··· Given information ···

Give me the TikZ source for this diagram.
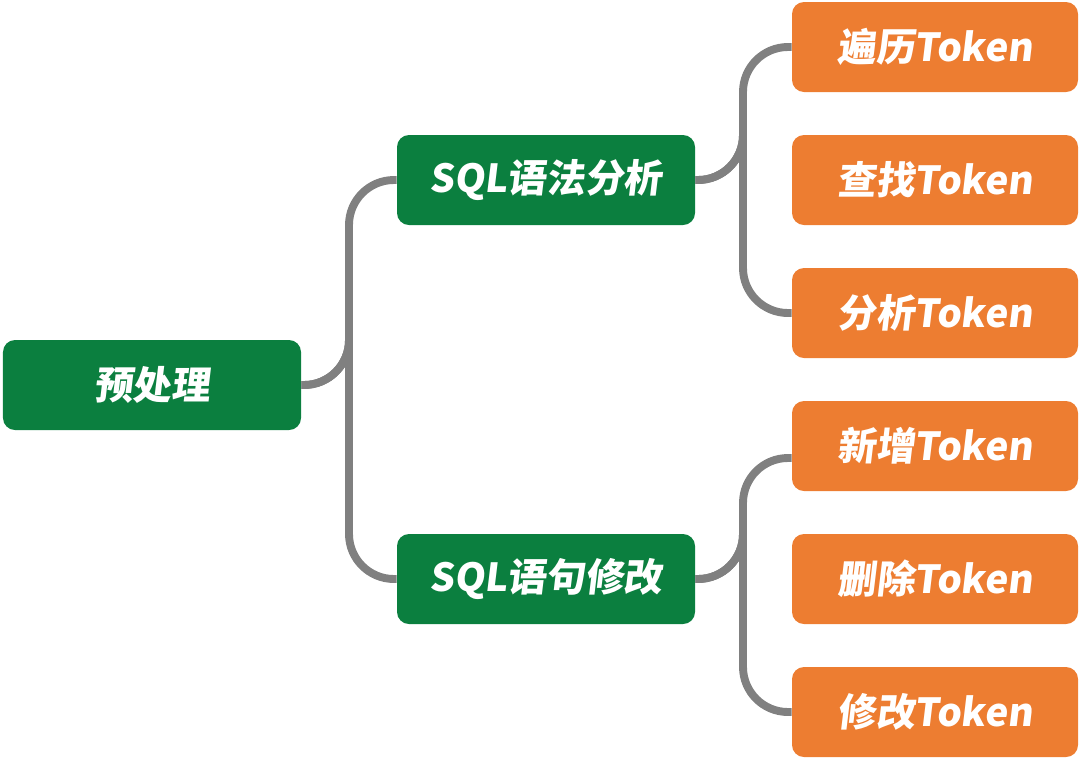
\documentclass[tikz,border=0pt]{standalone}
\usepackage{fontspec}
\newfontfamily\cjk[FakeSlant=0.12]{Noto Sans CJK SC}
\usetikzlibrary{positioning}
\definecolor{mapgreen}{HTML}{0B7F3F}
\definecolor{maporange}{HTML}{ED7D31}
\definecolor{mapgray}{HTML}{808080}
\tikzset{
  topic/.style={fill=mapgreen,text=white,rounded corners=0.24cm,minimum width=5.96cm,minimum height=1.8cm,font=\cjk\bfseries\fontsize{22}{26}\selectfont},
  leaf/.style={fill=maporange,text=white,rounded corners=0.24cm,minimum width=5.72cm,minimum height=1.8cm,font=\cjk\bfseries\fontsize{22}{26}\selectfont},
  link/.style={draw=mapgray,line width=4.5pt,rounded corners=0.9cm}
}
\begin{document}
\begin{tikzpicture}
\useasboundingbox (0,0) rectangle (21.6,-15.26);
\node[topic] (pre) at (3.04,-7.7) {预处理};
\node[topic] (parse) at (10.92,-3.6) {SQL语法分析};
\node[topic] (modify) at (10.92,-11.58) {SQL语句修改};
\node[leaf] (walk) at (18.7,-0.94) {遍历Token};
\node[leaf] (find) at (18.7,-3.6) {查找Token};
\node[leaf] (analyze) at (18.7,-6.26) {分析Token};
\node[leaf] (add) at (18.7,-8.92) {新增Token};
\node[leaf] (del) at (18.7,-11.58) {删除Token};
\node[leaf] (edit) at (18.7,-14.24) {修改Token};
% branch points
\coordinate (m0) at (6.98,-7.7);
\coordinate (m1) at (14.86,-3.6);
\coordinate (m2) at (14.86,-11.58);
\draw[link] (pre.east) -| (m0) |- (parse.west);
\draw[link] (pre.east) -| (m0) |- (modify.west);
\draw[link] (parse.east) -| (m1) |- (walk.west);
\draw[link] (parse.east) -| (m1) |- (analyze.west);
\draw[link] (modify.east) -| (m2) |- ([yshift=-0.24cm]add.west);
\draw[link] (modify.east) -| (m2) |- (edit.west);
\end{tikzpicture}
\end{document}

···

* **Problem details**
Restate the whole of the material word for word without the pictures.

* **Written solution**
Give me the TikZ source for this diagram.
\documentclass[tikz,border=0pt]{standalone}
\usepackage{fontspec}
\newfontfamily\cjk[FakeSlant=0.12]{Noto Sans CJK SC}
\usetikzlibrary{positioning}
\definecolor{mapgreen}{HTML}{0B7F3F}
\definecolor{maporange}{HTML}{ED7D31}
\definecolor{mapgray}{HTML}{808080}
\tikzset{
  topic/.style={fill=mapgreen,text=white,rounded corners=0.24cm,minimum width=5.96cm,minimum height=1.8cm,font=\cjk\bfseries\fontsize{22}{26}\selectfont},
  leaf/.style={fill=maporange,text=white,rounded corners=0.24cm,minimum width=5.72cm,minimum height=1.8cm,font=\cjk\bfseries\fontsize{22}{26}\selectfont},
  link/.style={draw=mapgray,line width=4.5pt,rounded corners=0.9cm}
}
\begin{document}
\begin{tikzpicture}
\useasboundingbox (0,0) rectangle (21.6,-15.26);
\node[topic] (pre) at (3.04,-7.7) {预处理};
\node[topic] (parse) at (10.92,-3.6) {SQL语法分析};
\node[topic] (modify) at (10.92,-11.58) {SQL语句修改};
\node[leaf] (walk) at (18.7,-0.94) {遍历Token};
\node[leaf] (find) at (18.7,-3.6) {查找Token};
\node[leaf] (analyze) at (18.7,-6.26) {分析Token};
\node[leaf] (add) at (18.7,-8.92) {新增Token};
\node[leaf] (del) at (18.7,-11.58) {删除Token};
\node[leaf] (edit) at (18.7,-14.24) {修改Token};
% branch points
\coordinate (m0) at (6.98,-7.7);
\coordinate (m1) at (14.86,-3.6);
\coordinate (m2) at (14.86,-11.58);
\draw[link] (pre.east) -| (m0) |- (parse.west);
\draw[link] (pre.east) -| (m0) |- (modify.west);
\draw[link] (parse.east) -| (m1) |- (walk.west);
\draw[link] (parse.east) -| (m1) |- (analyze.west);
\draw[link] (modify.east) -| (m2) |- ([yshift=-0.24cm]add.west);
\draw[link] (modify.east) -| (m2) |- (edit.west);
\end{tikzpicture}
\end{document}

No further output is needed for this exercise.